The first article I turned to was about a 3-year-old in critical condition after being hit by a stray bullet from a gang battle. The child was asleep in bed when the bullet came through the first floor window.
At the time, my daughter was three and I couldn't stop imagining that it was her. I burst into tears and sat there sobbing over my tacos.
Veteran teachers looked up from their burritos and combination plates and stared at me with mild sympathy. Probably thought I was traumatized by the stress of being a middle school sub. Probably some sub or rookie teacher sat in that seat once or twice a week weeping.
I wanted to stand up and say, no, this isn't about me. It's about the children. I'm weeping for all the children we lose because we just don't care enough, but I knew I would sound stupid and pretentious saying that to people who had been in the trenches of that middle school for 10 or 20 years.

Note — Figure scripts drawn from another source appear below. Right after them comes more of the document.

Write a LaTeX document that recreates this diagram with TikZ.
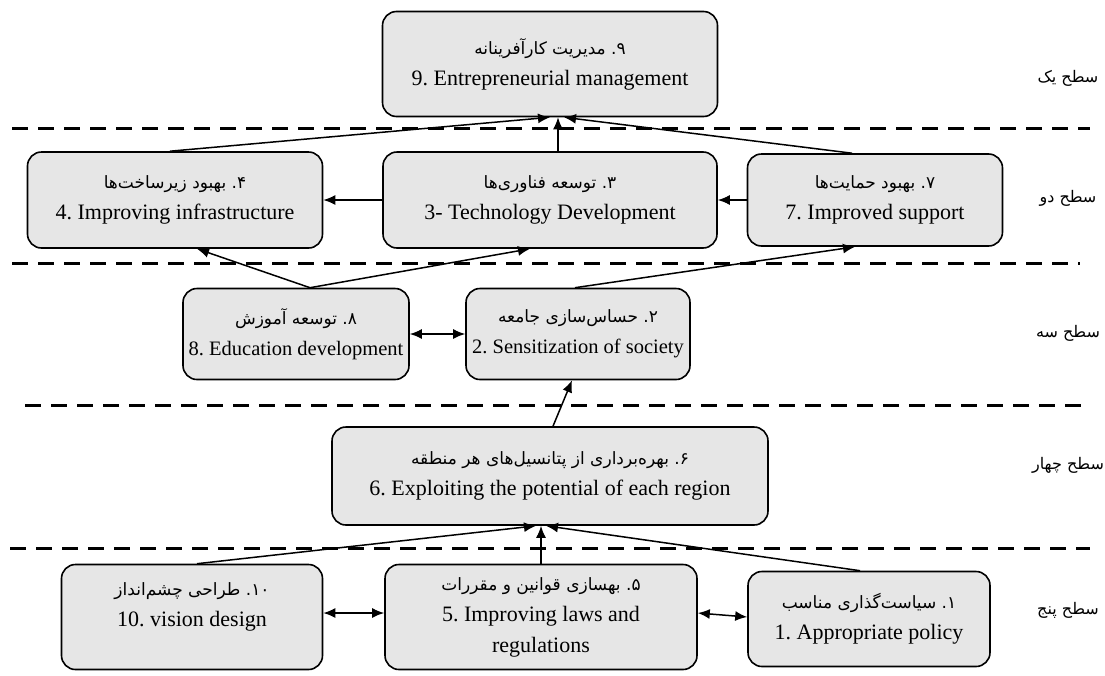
\documentclass[tikz,border=0pt]{standalone}
\usepackage{fontspec}
\setmainfont{Liberation Serif}
\newfontfamily\farsi[Script=Arabic]{DejaVu Sans}
\TeXXeTstate=1
\usepackage{tikz}
\usetikzlibrary{arrows.meta,positioning}
\definecolor{boxgray}{HTML}{E6E6E6}
\newcommand{\fa}[1]{{\farsi\fontsize{17}{31}\selectfont\beginR #1\endR}}
\frenchspacing

\begin{document}
\begin{tikzpicture}[x=1pt,y=-1pt,
    box/.style={draw,line width=1.6pt,fill=boxgray,rounded corners=14pt,
      align=center,inner sep=0pt,font=\fontsize{22}{31}\selectfont},
    small/.style={font=\fontsize{20.5}{31}\selectfont},
    level/.style={font=\farsi\fontsize{16}{18}\selectfont},
    sep/.style={line width=3pt,dash pattern=on 16pt off 10pt},
    arr/.style={-{Latex[length=12pt,width=10pt]},line width=1.5pt},
    biarr/.style={{Latex[length=12pt,width=10pt]}-{Latex[length=12pt,width=10pt]},line width=1.5pt}]
  \useasboundingbox (0,0) rectangle (1105,675);
  % level separators
  \draw[sep] (12,128) -- (1090,128);
  \draw[sep] (12,263) -- (1080,263);
  \draw[sep] (25,405) -- (1090,405);
  \draw[sep] (10,548) -- (1090,548);
  % levels
  \node[level] (L1) at (1068,78) {\beginR سطح یک\endR};
  \node[level] (L2) at (1068,198) {\beginR سطح دو\endR};
  \node[level] (L3) at (1068,333) {\beginR سطح سه\endR};
  \node[level] (L4) at (1068,465) {\beginR سطح چهار\endR};
  \node[level] (L5) at (1068,610) {\beginR سطح پنج\endR};
  % boxes
  \node[box,minimum width=335pt,minimum height=105pt] (n9) at (550,64)
    {\fa{۹\kern0pt.\ مدیریت کارآفرینانه}\\9. Entrepreneurial management};
  \node[box,minimum width=295pt,minimum height=96pt] (n4) at (175,200)
    {\fa{۴\kern0pt.\ بهبود زیرساخت‌ها}\\4. Improving infrastructure};
  \node[box,minimum width=334pt,minimum height=96pt] (n3) at (550,200)
    {\fa{۳\kern0pt.\ توسعه فناوری‌ها}\\3- Technology Development};
  \node[box,minimum width=255pt,minimum height=92pt] (n7) at (875,200)
    {\fa{۷\kern0pt.\ بهبود حمایت‌ها}\\7. Improved support};
  \node[box,small,minimum width=226pt,minimum height=91pt] (n8) at (296,334)
    {\fa{۸\kern0pt.\ توسعه آموزش}\\8. Education development};
  \node[box,small,minimum width=224pt,minimum height=91pt] (n2) at (578,334)
    {\fa{۲\kern0pt.\ حساس‌سازی جامعه}\\2. Sensitization of society};
  \node[box,minimum width=436pt,minimum height=98pt] (n6) at (550,476)
    {\fa{۶\kern0pt.\ بهره‌برداری از پتانسیل‌های هر منطقه}\\6. Exploiting the potential of each region};
  \node[box,minimum width=261pt,minimum height=105pt] (n10) at (192,617)
    {\fa{۱۰\kern0pt.\ طراحی چشم‌انداز}\\10. vision design\\[-15pt]\strut};
  \node[box,minimum width=312pt,minimum height=105pt] (n5) at (541,617)
    {\fa{۵\kern0pt.\ بهسازی قوانین و مقررات}\\5. Improving laws and\\regulations};
  \node[box,minimum width=242pt,minimum height=95pt] (n1) at (869,619)
    {\fa{۱\kern0pt.\ سیاست‌گذاری مناسب}\\1. Appropriate policy};
  % links
  \draw[arr] ([xshift=-5pt]n4.north) -- ([xshift=0pt]n9.south);
  \draw[arr] ([xshift=8pt]n3.north) -- ([xshift=8pt]n9.south);
  \draw[arr] ([xshift=-23pt]n7.north) -- ([xshift=14pt]n9.south);
  \draw[arr] (n3.west) -- (n4.east);
  \draw[arr] (n7.west) -- (n3.east);
  \draw[arr] ([xshift=14pt]n8.north) -- ([xshift=22pt]n4.south);
  \draw[arr] ([xshift=14pt]n8.north) -- ([xshift=-20pt]n3.south);
  \draw[arr] ([xshift=-3pt]n2.north) -- ([xshift=-20pt]n7.south);
  \draw[biarr] (n8.east) -- (n2.west);
  \draw[arr] ([xshift=3pt]n6.north) -- ([xshift=-6pt]n2.south);
  \draw[arr] ([xshift=5pt]n10.north) -- ([xshift=-14pt]n6.south);
  \draw[arr] (n5.north) -- ([xshift=-9pt]n6.south);
  \draw[arr] ([xshift=-9pt]n1.north) -- ([xshift=-4pt]n6.south);
  \draw[biarr] ([yshift=4pt]n10.east) -- ([yshift=4pt]n5.west);
  \draw[biarr] ([yshift=4pt]n5.east) -- ([yshift=2pt]n1.west);
\end{tikzpicture}
\end{document}
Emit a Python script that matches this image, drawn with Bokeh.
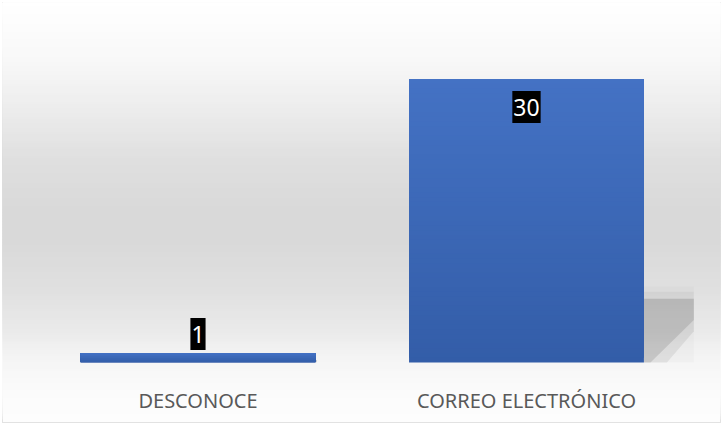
from bokeh.plotting import figure
from bokeh.models import Range1d
from bokeh.core.properties import value
from bokeh.embed import file_html
from bokeh.resources import INLINE

# Data
categories = ["DESCONOCE", "CORREO ELECTRÓNICO"]
counts = [1, 30]

# Styling
BAR_WIDTH = 0.715
BAR_TOP_RGB = (68, 114, 196)
BAR_BOTTOM_RGB = (51, 93, 168)
LABEL_FONT = "Noto Sans"

# Soft grey chart-area gradient: (fraction from top, grey level)
BG_POS = [0.0, 0.138, 0.257, 0.376, 0.495, 0.567, 0.686, 0.781, 0.852, 0.924, 1.0]
BG_LVL = [255, 248, 236, 223, 217, 217, 224, 234, 245, 251, 253]

Y0, Y1 = -6.35, 38.1
X0, X1 = -0.5951, 1.5906

p = figure(width=722, height=424, output_backend="svg", toolbar_location=None,
           x_range=Range1d(X0, X1), y_range=Range1d(Y0, Y1),
           min_border_left=2, min_border_right=2, min_border_top=2, min_border_bottom=2)
p.xaxis.visible = False
p.yaxis.visible = False
p.grid.visible = False
p.border_fill_color = "white"
p.background_fill_color = "white"
p.outline_line_color = "#d9d9d9"
p.outline_line_width = 1


def lerp(a, b, t):
    return a + (b - a) * t


def grey_at(f):
    for k in range(len(BG_POS) - 1):
        if BG_POS[k] <= f <= BG_POS[k + 1]:
            t = (f - BG_POS[k]) / (BG_POS[k + 1] - BG_POS[k])
            return round(lerp(BG_LVL[k], BG_LVL[k + 1], t))
    return BG_LVL[-1]


# Background gradient, painted bottom-up so each band covers the one below
NB = 140
bg_bottom, bg_color = [], []
for k in range(NB):
    yb = Y0 + (Y1 - Y0) * k / NB
    f = 1 - (k + 0.5) / NB
    g = grey_at(f)
    bg_bottom.append(yb)
    bg_color.append("#%02x%02x%02x" % (g, g, g))
p.quad(left=X0, right=X1, bottom=bg_bottom, top=Y1, fill_color=bg_color, line_color=None)

xs = list(range(len(categories)))
vmax = max(counts)

# Soft perspective shadow to the lower right of each column
for i, v in zip(xs, counts):
    r = i + BAR_WIDTH / 2
    w = 0.152 * v / vmax
    d1 = 0.07 * v / vmax
    d2 = 0.02 * v / vmax
    p.patch([r, r + w, r + w, r + w, r], [0.268 * v, 0.268 * v, 0.25 * v, 0, 0],
            fill_color="black", fill_alpha=0.02, line_color=None)
    p.patch([r, r + w, r + w, r], [0.25 * v, 0.25 * v, 0.225 * v, 0.225 * v],
            fill_color="black", fill_alpha=0.04, line_color=None)
    p.patch([r, r + w, r + w, r + d1, r], [0.225 * v, 0.225 * v, 0.11 * v, 0, 0],
            fill_color="black", fill_alpha=0.07, line_color=None)
    p.patch([r, r + w, r + w, r + d2, r], [0.225 * v, 0.225 * v, 0.15 * v, 0, 0],
            fill_color="black", fill_alpha=0.11, line_color=None)

# Columns with a vertical blue gradient
NS = 60
for i, v in zip(xs, counts):
    bottoms, colors = [], []
    for k in range(NS):
        t = (k + 0.5) / NS
        rgb = tuple(round(lerp(BAR_BOTTOM_RGB[c], BAR_TOP_RGB[c], t)) for c in range(3))
        bottoms.append(v * k / NS)
        colors.append("#%02x%02x%02x" % rgb)
    p.vbar(x=[i] * NS, bottom=bottoms, top=v, width=BAR_WIDTH,
           fill_color=colors, line_color=None)

# Value labels: inside the top of tall columns, above short ones
lab_x, lab_y, lab_txt, lab_off = [], [], [], []
for i, v in zip(xs, counts):
    lab_x.append(i)
    lab_y.append(v)
    lab_txt.append(str(v))
    lab_off.append(28 if v > 0.15 * vmax else -19)
p.text(x=lab_x, y=lab_y, text=lab_txt, y_offset=lab_off,
       text_font=value(LABEL_FONT), text_font_size="23px", text_color="white",
       text_align="center", text_baseline="middle",
       background_fill_color="black",
       padding=dict(left=1, right=1, top=8, bottom=7))

# Category labels under the baseline
p.text(x=xs, y=[0] * len(xs), text=categories, y_offset=38,
       text_font=value(LABEL_FONT), text_font_size="20px", text_color="#595959",
       text_align="center", text_baseline="alphabetic")

open("out.html", "w").write(file_html(p, INLINE))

It felt good to cry at that taco stand. I felt cleansed of my 20th century human cynicism. I felt like I had elevated my consciousness. I had stopped and taken notice of the awfulness at which far too many people shrug.
Now I'm one of the veteran teachers who, if I ever saw a sub or a rookie crying at a taco stand, would stare and feel mild sympathy and maybe a little contempt because I'm too busy trying to do something for the few children I might somehow be able to help and because whatever I do so often seems so pitifully inadequate.
A few months ago, in Muskegan, Michigan, a young woman named Carmesha Rodgers was shot in the head - and almost killed -- rescuing a group of children caught in the crossfire of a gun battle.
Not a single one of those children was her own. She didn't even know them all. "I'd want someone to do that for my kids," she later said, though she has no children.
It is awful that we live in a world in which people recklessly shoot guns at each other with no regard for the children who might get killed or injured.
And it is hopeful that we live in a world with people like Carmesha Rodgers.
Her heroic act should be a message to all of us. Let's sound the alarms and keep them ringing.